I start out like this: $\int_{0}^{\infty} \frac{\cos x}{(1+x^2)^{2}} dx = 1/2 \int_{-\infty}^{\infty} \frac{\cos x}{(1+x^2)^{2}} dx $. Then I use the residue theorem and end up having to compute $ \pi i\lim_{z \to i} \frac{d}{dz} (z-i)^2\frac{\cos(z)}{(z^2+1)^2} = \frac{\pi}{4e}$. I can't figure out where I'm losing the factor of $2$. My computations are correct, so I must be losing the factor when I apply the Residue theorem. That is to say, Residue Theorem should tell me to compute $2 \pi i\lim_{z \to i} \frac{d}{dz} (z-i)^2\frac{\cos(z)}{(z^2+1)^2} = \frac{\pi}{2e}$ Could it be that the winding number is $2$ instead of $1$? I don't think it could, since I'm integrating over the upper half circle that only contains the pole at $i$ "once"... Or perhaps I need work with $e^{ix}$ and then take the real part, since $\cos z$ is not bounded.... Help please!
One of your ideas as to what's gone wrong was correct.
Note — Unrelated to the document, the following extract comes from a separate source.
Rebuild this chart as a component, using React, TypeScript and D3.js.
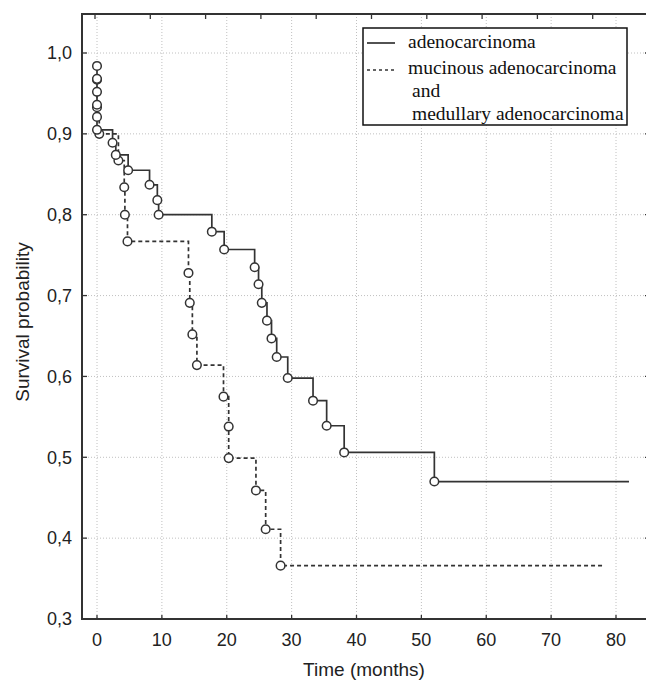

We cannot simply compute the integral (including your external $\frac12$ factor) as $$\pi i\lim_{z\to i}\frac{d}{dz}\left(\frac{\cos z}{(z+i)^2}\right)=-\pi i\lim_{z\to i}\left(\frac{\sin z}{(z+i)^2}+\frac{2\cos z}{(z+i)^3}\right).$$We can't, because the usual semicircular contour allows $\Im z\to+\infty$ so$$\cos z=\frac{e^{-\Im z+(\Re z)i}+e^{\Im z-(\Re z)i}}{2}$$includes in the second term above a divergent contribution. We only want to keep $e^{-\Im z+(\Re z)i}=e^{iz}$, so the pole at $z=i$ contributes$$\pi i\lim_{z\to i}\frac{d}{dz}\left(\frac{e^{iz}}{(z+i)^2}\right)=\pi i\lim_{z\to i}e^{iz}\left(\frac{i}{(z+i)^2}-\frac{2}{(z+i)^3}\right)=\frac{\pi}{2e}.$$